Telling and Creating Your Story


cc licensed ( BY ) flickr photo shared by umjanedoan

From a conversation with a good friend and colleague, and reading this article, I have been thinking about the role of the story in our organizations.

Here are some questions for you to consider:

What is the story that you are trying to create or are creating?  What is your “why” and how are you making it happen?

If you can you answer these questions, is it succinct?  Is it easy to understand?  Does it make sense to people both in and out of your organization?  If you can tell me the story of your school, can others?

But it isn’t just about telling your story…it is more importantly about creating it.  In the article about great companies being “storydoers”, the author talks about what those companies do differently:

  1. They have a story
  2. The story is about a larger ambition to make the world or people’s lives better
  3. The story is understood and cared about by senior leadership outside of marketing
  4. That story is being used to drive tangible action throughout the company: product development, HR policies, compensation, etc.
  5. These actions add back up to a cohesive whole
  6. Customers and partners are motivated to engage with the story and are actively using it to advance their own stories

Now although the focus is business related, it definitely can be used in the context of school.  Both the elements of telling and creating your story are imperative, but one does not come before the other.  They continuously feed one another.

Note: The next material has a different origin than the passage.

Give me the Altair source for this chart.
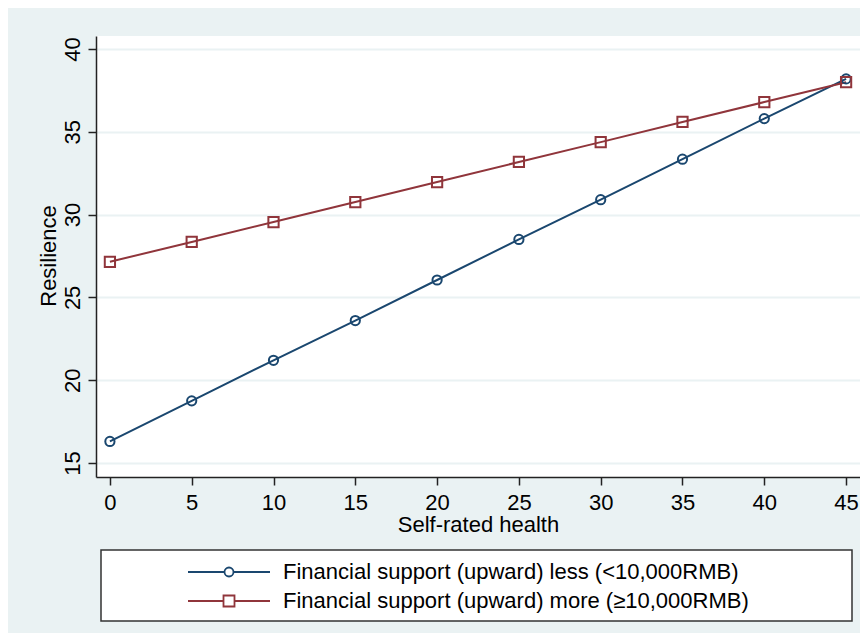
import altair as alt
import pandas as pd

health = [0, 5, 10, 15, 20, 25, 30, 35, 40, 45]
less_vals = [16.3, 18.75, 21.2, 23.6, 26.05, 28.5, 30.9, 33.35, 35.8, 38.2]
more_vals = [27.15, 28.35, 29.55, 30.76, 31.97, 33.18, 34.38, 35.6, 36.8, 38.0]
series = ["Financial support (upward) less (<10,000RMB)",
          "Financial support (upward) more (\u226510,000RMB)"]
y_ticks = [15, 20, 25, 30, 35, 40]
x_ticks = [0, 5, 10, 15, 20, 25, 30, 35, 40, 45]

rows = []
for h, v in zip(health, less_vals):
    rows.append({"health": h, "res": v, "series": series[0]})
for h, v in zip(health, more_vals):
    rows.append({"health": h, "res": v, "series": series[1]})
df = pd.DataFrame(rows)

NAVY = "#1A476F"
MAROON = "#90353B"
BG = "#EAF2F3"
FONT = "Liberation Sans"

# legend symbols: line with marker in the middle (custom paths, scale = sqrt(size)/2 = 5)
p_circle = ("M-8.2,0L-0.9,0M0.9,0A0.9,0.9,0,1,1,-0.9,0A0.9,0.9,0,1,1,0.9,0"
            "M0.9,0L8.2,0")
p_square = ("M-8.2,0L-1.1,0M-1.1,-1.1L1.1,-1.1L1.1,1.1L-1.1,1.1Z"
            "M1.1,0L8.2,0")

color_scale = alt.Scale(domain=series, range=[NAVY, MAROON])

x = alt.X("health:Q",
          scale=alt.Scale(domain=[-0.85, 45.85], nice=False, zero=False),
          axis=alt.Axis(values=x_ticks, title="Self-rated health", grid=False,
                        titleX=382, titleY=54, titleBaseline="alphabetic",
                        titleAlign="center", labelPadding=7))
y = alt.Y("res:Q",
          scale=alt.Scale(domain=[14.15, 40.79], nice=False, zero=False),
          axis=alt.Axis(values=y_ticks, title="Resilience", grid=True,
                        labelAngle=270, labelAlign="center",
                        labelBaseline="bottom", labelPadding=4,
                        titleAngle=270, titleX=-41, titleY=219.5,
                        titleBaseline="alphabetic", titleAlign="center"))

base = alt.Chart(df).encode(
    x=x, y=y,
    color=alt.Color("series:N", scale=color_scale, legend=None),
)

lines = base.mark_line(strokeWidth=2)
points = base.mark_point(filled=False, strokeWidth=2, opacity=1).encode(
    shape=alt.Shape("series:N",
                    scale=alt.Scale(domain=series, range=["circle", "square"]),
                    legend=None),
    size=alt.Size("series:N",
                  scale=alt.Scale(domain=series, range=[85, 105]),
                  legend=None),
)

legend = alt.Legend(
    title=None, orient="none", legendX=122, legendY=525,
    labelFont=FONT, labelFontSize=22, labelColor="black", labelLimit=700,
    labelOffset=43, rowPadding=7, padding=0, symbolSize=100,
    symbolStrokeWidth=1.8, symbolFillColor="transparent",
)

# legend carrier: points kept outside the clipped plot area, only its legend shows
carrier = alt.Chart(df).mark_point(
    filled=False, strokeWidth=1.8, size=100, clip=True, opacity=1
).encode(
    x=alt.value(-3000), y=alt.value(-3000),
    color=alt.Color("series:N", scale=color_scale, legend=legend),
    shape=alt.Shape("series:N",
                    scale=alt.Scale(domain=series, range=[p_circle, p_square]),
                    legend=legend),
)

box = alt.Chart(alt.Data(values=[{"k": 0}])).mark_rect(
    fill="white", stroke="#333333", strokeWidth=1.5
).encode(
    x=alt.value(5), x2=alt.value(756), y=alt.value(514), y2=alt.value(585)
)

chart = alt.layer(box, lines, points, carrier).resolve_scale(
    color="independent", shape="independent"
).properties(
    width=764, height=441,
    background=BG,
    padding={"left": 88, "top": 28, "right": 0, "bottom": 156},
    autosize=alt.AutoSizeParams(type="none"),
).configure_view(
    stroke=None, fill="white"
).configure_axis(
    labelFont=FONT, titleFont=FONT, labelFontSize=22, titleFontSize=22,
    labelColor="black", titleColor="black", titleFontWeight="normal",
    domainColor="#222222", domainWidth=1.5, tickColor="#222222",
    tickWidth=1.5, tickSize=8, gridColor=BG, gridWidth=2,
)

chart.save("out.html", embed_options={"renderer": "svg", "actions": False})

For example, your story and narrative grows over time as it should in any organization.  Blockbuster’s story did not change and they have no story at all.  Yet words without actions mean nothing.  If you tell a story that is false, that will simply lose the faith of those that you serve.  Creating that story then leads to telling your story.  The more you tell your story, the more you are accountable to creating it.  It goes round and round and round.

Sometimes the story of the “organization” starts in a single classroom, but the importance is that it starts.  Sharing what is happening in one place in a compelling way, is how that story starts to spread.  Having it spread, creates a stronger story.  It grows and grows.

So tell your story, but don’t forget the accountability you have to continuously create it.